Last Thursday, the court heard a Crown police witness say she did not keep a list of videos showing the protests despite being ordered to download the videos from a list she was given.

Sgt. Joanne Pilotte of the Ottawa Police Service concluded her testimony last Thursday on behalf of the Crown and was cross-examined during the last portions of the “voir dire,” or trial within a trial. This mini-trial will determine whether certain social media posts will be allowed as evidence.

Justice Heather Perkins-McVey has yet to make a ruling on whether to allow the social media postings to be submitted into court.

During the third and fourth days of the trial, Perkins-McVey reportedly noted her unhappiness with the Crown after it submitted thousands of pages of evidence against the protest organizers all at once.

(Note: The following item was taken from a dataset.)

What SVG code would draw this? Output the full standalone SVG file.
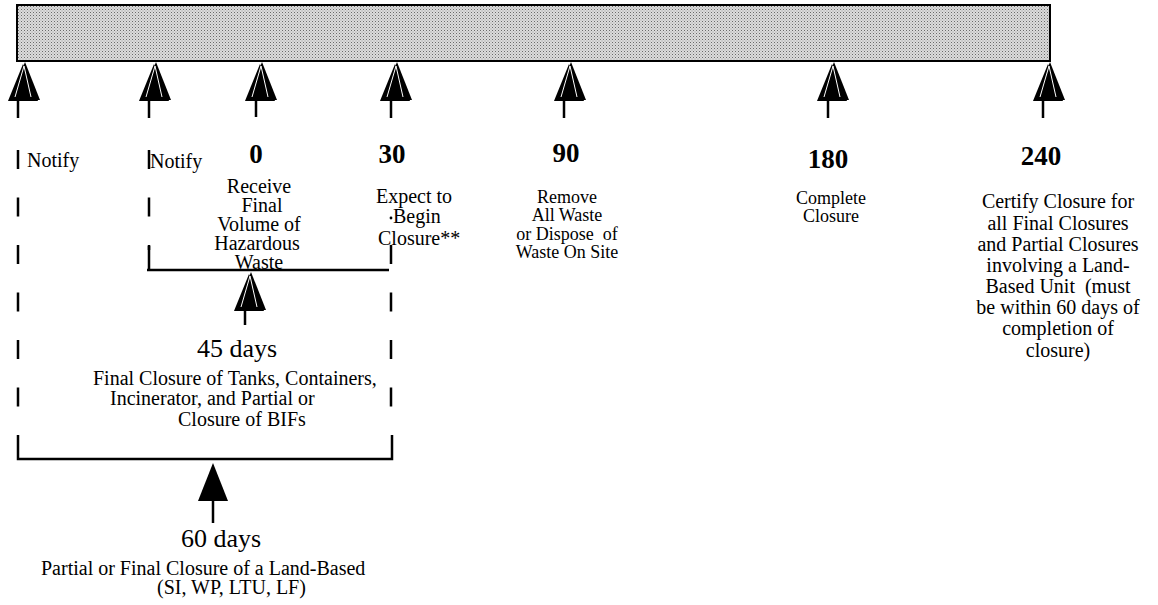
<svg xmlns="http://www.w3.org/2000/svg" xmlns:xlink="http://www.w3.org/1999/xlink" width="1158" height="605" viewBox="0 0 1158 605">
<style>
.t{font-family:"Liberation Serif","Times New Roman",serif;font-size:20px;fill:#000}
.c{text-anchor:middle}
.num{font-weight:bold;font-size:27px}
.big{font-size:26px}
.mid{font-size:18px}
.lft{font-size:20px}
.ln{stroke:#000;stroke-width:2.5;fill:none}
.dash{stroke:#000;stroke-width:2.5;fill:none;stroke-dasharray:19 28.5}
.stem{stroke:#000;stroke-width:2.5}
</style>
<defs>
<pattern id="dots" width="3" height="3" patternUnits="userSpaceOnUse">
<rect width="3" height="3" fill="#dcdcdc"/>
<rect width="1" height="1" fill="#6a6a6a"/>
<rect x="1.5" y="1.5" width="1" height="1" fill="#9a9a9a"/>
</pattern>
<g id="head">
<polygon points="-2,2 -17,39 13,39" fill="#000"/>
<polygon points="0,0 -15,38 15,38" fill="#000"/>
<polyline points="-10,35 -1,4 6,35" fill="none" stroke="#fff" stroke-width="1"/>
</g>
</defs>
<rect width="1158" height="605" fill="#fff"/>

<g id="timeline-bar">
<rect x="17" y="5" width="1033" height="56" fill="url(#dots)" stroke="#000" stroke-width="2"/>
</g>

<g id="connectors">
<use xlink:href="#head" transform="translate(25,62)"/>
<line class="stem" x1="18" y1="100" x2="18" y2="118"/>
<use xlink:href="#head" transform="translate(156,62)"/>
<line class="stem" x1="149" y1="100" x2="149" y2="118"/>
<use xlink:href="#head" transform="translate(262,62)"/>
<line class="stem" x1="256" y1="100" x2="256" y2="117"/>
<use xlink:href="#head" transform="translate(397,62)"/>
<line class="stem" x1="391" y1="100" x2="391" y2="118"/>
<use xlink:href="#head" transform="translate(571,62)"/>
<line class="stem" x1="564" y1="100" x2="564" y2="118"/>
<use xlink:href="#head" transform="translate(834,62)"/>
<line class="stem" x1="828" y1="100" x2="828" y2="118"/>
<use xlink:href="#head" transform="translate(1050,62)"/>
<line class="stem" x1="1043" y1="100" x2="1043" y2="118"/>

<line class="dash" x1="18" y1="150" x2="18" y2="430"/>
<path class="ln" d="M18 435 V459 H392 V435"/>
<line class="dash" x1="391" y1="245" x2="391" y2="420"/>
<line class="dash" x1="149" y1="150" x2="149" y2="250"/>
<path class="ln" d="M149 246 V270 M147 270 H389"/>

<use xlink:href="#head" transform="translate(251,272)"/>
<line class="stem" x1="245" y1="309" x2="245" y2="325"/>
<polygon points="213,463 198,501 228,501" fill="#000"/>
<line class="stem" x1="213" y1="500" x2="213" y2="523"/>
</g>

<g id="notify-1"><text class="t" x="27" y="167">Notify</text></g>
<g id="notify-2"><text class="t" x="150" y="168">Notify</text></g>

<g id="day-0">
<text class="t c num" x="256" y="163">0</text>
<text class="t c lft" x="259" y="193">Receive</text>
<text class="t c lft" x="262" y="212">Final</text>
<text class="t c lft" x="259" y="231">Volume of</text>
<text class="t c lft" x="257" y="250">Hazardous</text>
<text class="t c lft" x="259" y="269">Waste</text>
</g>

<g id="day-30">
<text class="t c num" x="392" y="163">30</text>
<text class="t" x="376" y="203">Expect to</text>
<circle cx="391" cy="218" r="1.4" fill="#000"/>
<text class="t" x="393" y="223">Begin</text>
<text class="t" x="378" y="245">Closure**</text>
</g>

<g id="day-90">
<text class="t c num" x="566" y="162">90</text>
<text class="t c mid" x="567" y="203">Remove</text>
<text class="t c mid" x="567" y="221">All Waste</text>
<text class="t c mid" x="567" y="240">or Dispose&#160; of</text>
<text class="t c mid" x="567" y="258">Waste On Site</text>
</g>

<g id="day-180">
<text class="t c num" x="828" y="168">180</text>
<text class="t c mid" x="831" y="204">Complete</text>
<text class="t c mid" x="831" y="222">Closure</text>
</g>

<g id="day-240">
<text class="t c num" x="1041" y="165">240</text>
<text class="t c" x="1058" y="208">Certify Closure for</text>
<text class="t c" x="1058" y="230">all Final Closures</text>
<text class="t c" x="1058" y="251">and Partial Closures</text>
<text class="t c" x="1058" y="272">involving a Land-</text>
<text class="t c" x="1058" y="293">Based Unit&#160; (must</text>
<text class="t c" x="1058" y="314">be within 60 days of</text>
<text class="t c" x="1058" y="335">completion of</text>
<text class="t c" x="1058" y="357">closure)</text>
</g>

<g id="period-45">
<text class="t c big" x="237" y="357">45 days</text>
<text class="t" x="93" y="385">Final Closure of Tanks, Containers,</text>
<text class="t" x="110" y="405">Incinerator, and Partial or</text>
<text class="t" x="178" y="426">Closure of BIFs</text>
</g>

<g id="period-60">
<text class="t c big" x="221" y="547">60 days</text>
<text class="t" x="41" y="575">Partial or Final Closure of a Land-Based</text>
<text class="t" x="157" y="594">(SI, WP, LTU, LF)</text>
</g>
</svg>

On the fifth day, Greenspon argued against allowing the Crown to be allowed to submit evidence to the court from local civilians who claimed the truckers’ horn-honking affected their well-being.

During the sixth day, the court began viewing multiple social media posts showing Lich calling for protesters to be “peaceful” and even to “pray for the Prime Minister.”

On the seventh day, the court also viewed a press conference in which Lich and Barber called for media fairness in coverage of the protests.

The Democracy Fund (TDF) is crowdfunding Lich’s legal costs. Court resumed today.